[UA] About regular expressions (regex)

Analytics supports regular expressions so you can create more flexible definitions for things like view filters, goals, segments, audiences, content groups, and channel groupings.

This article covers regular expressions in both Universal Analytics and Google Analytics 4. 

In the context of Analytics, regular expressions are specific sequences of characters that broadly or narrowly match patterns in your Analytics data.

For example, if you wanted to create a view filter to exclude site data generated by your own employees, you could use a regular expression to exclude any data from the entire range of IP addresses that serve your employees. Let’s say those IP addresses range from 198.51.100.1 - 198.51.100.25. Rather than enter 25 different IP addresses, you could create a regular expression like 198\.51\.100\.\d* that matches the entire range of addresses.

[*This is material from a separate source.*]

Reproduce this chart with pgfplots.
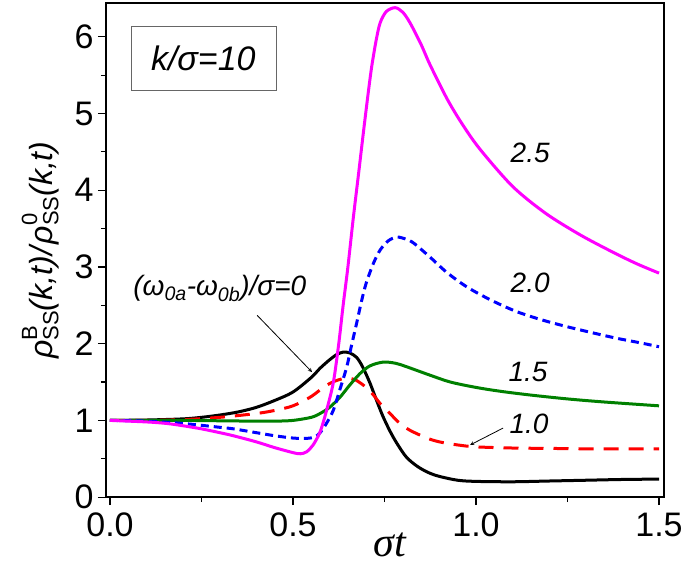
\documentclass[border=0pt]{standalone}
\usepackage{fontspec}
\setmainfont{Liberation Sans}
\newfontfamily\seriffont{Liberation Serif}
\usepackage{pgfplots}
\pgfplotsset{compat=1.18}
\definecolor{mgreen}{RGB}{0,128,0}
\definecolor{mmag}{RGB}{255,0,255}
\definecolor{mblue}{RGB}{0,0,255}
\definecolor{mred}{RGB}{255,0,0}
\newcommand\rs[1]{\textit{ρ}\rlap{\raisebox{0.9ex}{\fontsize{22}{24}\selectfont #1}}\raisebox{-0.35ex}{\fontsize{22}{24}\selectfont SS}}
\begin{document}
\begin{tikzpicture}
\begin{axis}[
  scale only axis, width=558pt, height=494pt,
  xmin=-0.011, xmax=1.5137, ymin=0, ymax=6.44,
  axis line style={line width=1.3pt},
  tick pos=left, tick align=outside,
  major tick length=8pt, minor tick length=5pt,
  every tick/.style={black, line width=1.2pt},
  xtick={0,0.5,1,1.5}, minor x tick num=1,
  ytick={0,1,2,3,4,5,6}, minor y tick num=1,
  xticklabel style={/pgf/number format/fixed,/pgf/number format/fixed zerofill,/pgf/number format/precision=1, yshift=-4pt},
  yticklabel style={xshift=-1pt},
  /pgf/number format/assume math mode=true,
  tick label style={font=\fontsize{34}{40}\selectfont},
  clip=false,
]
\addplot[black, line width=3pt, smooth] coordinates {
(0,1.0) (0.1,1.005) (0.2,1.02) (0.25,1.04) (0.3,1.07) (0.35,1.11) (0.4,1.17) (0.45,1.26) (0.5,1.37) (0.55,1.56) (0.574,1.68) (0.6,1.79) (0.62,1.86) (0.637,1.89) (0.655,1.88) (0.674,1.82) (0.69,1.70) (0.71,1.49) (0.73,1.24) (0.746,1.05) (0.765,0.86) (0.784,0.70) (0.81,0.52) (0.84,0.40) (0.87,0.32) (0.9,0.27) (0.95,0.22) (1.0,0.205) (1.1,0.20) (1.2,0.21) (1.3,0.22) (1.4,0.23) (1.5,0.235)};
\addplot[mred, line width=3pt, smooth, dash pattern=on 15pt off 10pt] coordinates {
(0,1.0) (0.1,1.0) (0.2,1.01) (0.3,1.04) (0.4,1.09) (0.45,1.13) (0.5,1.19) (0.546,1.30) (0.575,1.40) (0.6,1.48) (0.625,1.53) (0.647,1.55) (0.67,1.53) (0.70,1.43) (0.72,1.33) (0.738,1.22) (0.765,1.09) (0.79,0.97) (0.82,0.87) (0.866,0.77) (0.9,0.72) (0.95,0.68) (1.0,0.655) (1.1,0.64) (1.2,0.635) (1.3,0.63) (1.5,0.63)};
\addplot[mgreen, line width=3pt, smooth] coordinates {
(0,1.0) (0.1,1.0) (0.2,1.0) (0.3,0.995) (0.4,0.99) (0.45,0.99) (0.5,1.0) (0.55,1.04) (0.574,1.09) (0.6,1.17) (0.628,1.30) (0.655,1.46) (0.683,1.61) (0.71,1.71) (0.746,1.76) (0.78,1.745) (0.81,1.70) (0.874,1.59) (0.93,1.50) (1.0,1.43) (1.066,1.38) (1.15,1.33) (1.25,1.28) (1.35,1.24) (1.5,1.19)};
\addplot[mblue, line width=3pt, smooth, dash pattern=on 8pt off 5pt] coordinates {
(0,1.0) (0.1,0.99) (0.2,0.96) (0.3,0.91) (0.337,0.89) (0.4,0.84) (0.45,0.80) (0.5,0.77) (0.537,0.765) (0.56,0.785) (0.574,0.84) (0.59,0.95) (0.61,1.13) (0.628,1.40) (0.647,1.70) (0.66,1.98) (0.674,2.27) (0.687,2.55) (0.70,2.79) (0.72,3.05) (0.738,3.22) (0.76,3.34) (0.784,3.39) (0.81,3.36) (0.83,3.31) (0.874,3.13) (0.92,2.93) (0.975,2.74) (1.04,2.57) (1.11,2.42) (1.18,2.31) (1.25,2.22) (1.32,2.14) (1.385,2.07) (1.45,2.01) (1.5,1.96)};
\addplot[mmag, line width=3pt, smooth] coordinates {
(0,1.0) (0.1,0.98) (0.155,0.96) (0.2,0.93) (0.25,0.89) (0.3,0.84) (0.337,0.80) (0.4,0.72) (0.45,0.645) (0.5,0.58) (0.52,0.565) (0.537,0.59) (0.555,0.68) (0.574,0.85) (0.59,1.10) (0.61,1.49) (0.625,2.0) (0.637,2.5) (0.65,3.0) (0.665,3.65) (0.68,4.25) (0.692,4.74) (0.705,5.25) (0.715,5.61) (0.727,5.95) (0.738,6.18) (0.755,6.33) (0.779,6.38) (0.80,6.32) (0.82,6.18) (0.85,5.90) (0.874,5.64) (0.92,5.2) (0.96,4.88) (1.01,4.54) (1.10,4.05) (1.19,3.70) (1.284,3.42) (1.375,3.19) (1.44,3.04) (1.5,2.92)};
\node[draw=black!60, line width=0.6pt, minimum width=145pt, minimum height=63pt, font=\fontsize{34}{40}\selectfont\itshape] at (axis cs:0.255,5.72) {k/σ=10};
\node[font=\fontsize{28}{32}\selectfont\itshape] at (axis cs:1.148,4.49) {2.5};
\node[font=\fontsize{28}{32}\selectfont\itshape] at (axis cs:1.148,2.79) {2.0};
\node[font=\fontsize{28}{32}\selectfont\itshape] at (axis cs:1.142,1.63) {1.5};
\node[font=\fontsize{28}{32}\selectfont\itshape] at (axis cs:1.145,0.96) {1.0};
\draw[-stealth, line width=0.8pt] (axis cs:1.074,0.90) -- (axis cs:0.984,0.68);
\node[font=\fontsize{28}{32}\selectfont\itshape] at (axis cs:0.30,2.72) {(ω\textsubscript{0a}-ω\textsubscript{0b})/σ=0};
\draw[-stealth, line width=0.8pt] (axis cs:0.402,2.37) -- (axis cs:0.552,1.63);
\node[rotate=90, font=\fontsize{32}{38}\selectfont] at (axis cs:-0.19,3.22) {\rs{B}\textit{(k,t)/}\rs{0}\textit{(k,t)}};
\node[font=\fontsize{42}{48}\selectfont\seriffont\itshape] at (axis cs:0.765,-0.62) {σt};
\coordinate (bl) at (axis cs:-0.3005,-0.887);
\coordinate (tr) at (axis cs:1.571,6.48);
\end{axis}
\pgfresetboundingbox
\path[use as bounding box] (bl) rectangle (tr);
\end{tikzpicture}
\end{document}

Or if you wanted to create a view filter that included only campaign data from two different cities, you could create a regular expression like San Francisco|New York (San Francisco or New York).

Regex metacharacters

Wildcards

. Matches any single character (letter, number or symbol) 1. matches
10, 1A

1.1 matches
111, 1A1

Examples
? Matches the preceding character 0 or 1 times 10? matches
1, 10

Examples
+ Matches the preceding character 1 or more times 10+ matches
10, 100

Examples
* Matches the preceding character 0 or more times 1* matches
1, 10

Examples
| Creates an OR match

Do not use at the end of an expression
1|10 matches
1, 10

Examples

Anchors

^ Matches the adjacent characters at the beginning of a string ^10 matches
10, 100, 10x

^10 does not match
110, 110x

Examples
$ Matches the adjacent characters at the end of a string 10$ matches
110, 1010

10$ does not match
100, 10x

Examples

Groups

( ) Matches the enclosed characters in exact order anywhere in a string


Also used to group other expressions
(10) matches
10, 101, 1011

([0-9]|[a-z]) matches
any number or lower-case letter

Examples
[ ] Matches the enclosed characters in any order anywhere in a string [10] matches
012, 120, 210

Examples
- Creates a range of characters within brackets to match anywhere in a string [0-9] matches any number 0 through 9

Examples

Escape

\ Indicates that the adjacent character should be interpreted literally rather than as a regex metacharacter \. indicates that the adjacent dot should be interpreted as a period or decimal rather than as a wildcard.

216\.239\.32\.34 matches
216.239.32.34

Examples

 

Tips

Default behavior between Universal Analytics and Google Analytics 4

By default, regular expressions in Universal Analytics properties are treated as a "partial match." The expression will be true if the pattern you provide is contained anywhere in the data.

For example, if you provide the pattern "India" the regex matches "India",  "Indian", "Indiana", "Indianapolis", and so on. You don't need to use metacharacters to achieve this partial match. 

In a Google Analytics 4 property, the default regex is a "full match." The data must exactly match the pattern you provide. For example, the pattern "India" only matches "India." To make this regex act like a partial match, you must use metacharacters: "India.*" will return any value that begins with "India" and ends with anything (or nothing) else.

Use simple expressions

Keep your regular expressions simple. Simple regex is easier for another user to interpret and modify.

Match metacharacters

Use the backslash (\) to escape regex metacharacters when you need those characters to be interpreted literally. For example, if you use a dot as the decimal separator in an IP address, escape it with a backslash (\.) so that it isn’t interpreted as a wildcard.

Use metacharacters to limit the match

Regular expressions are greedy by nature: if you don’t tell them not to, they match what you specify plus any adjacent characters. For example, in a partial match, site matches mysite, yoursite, theirsite, parasite--any string that contains “site”. If you need to make a specific match, construct you regex accordingly. For example, if you need to match only the string “site”, then construct your regex so that “site” is the both the beginning and end of the string: ^site$.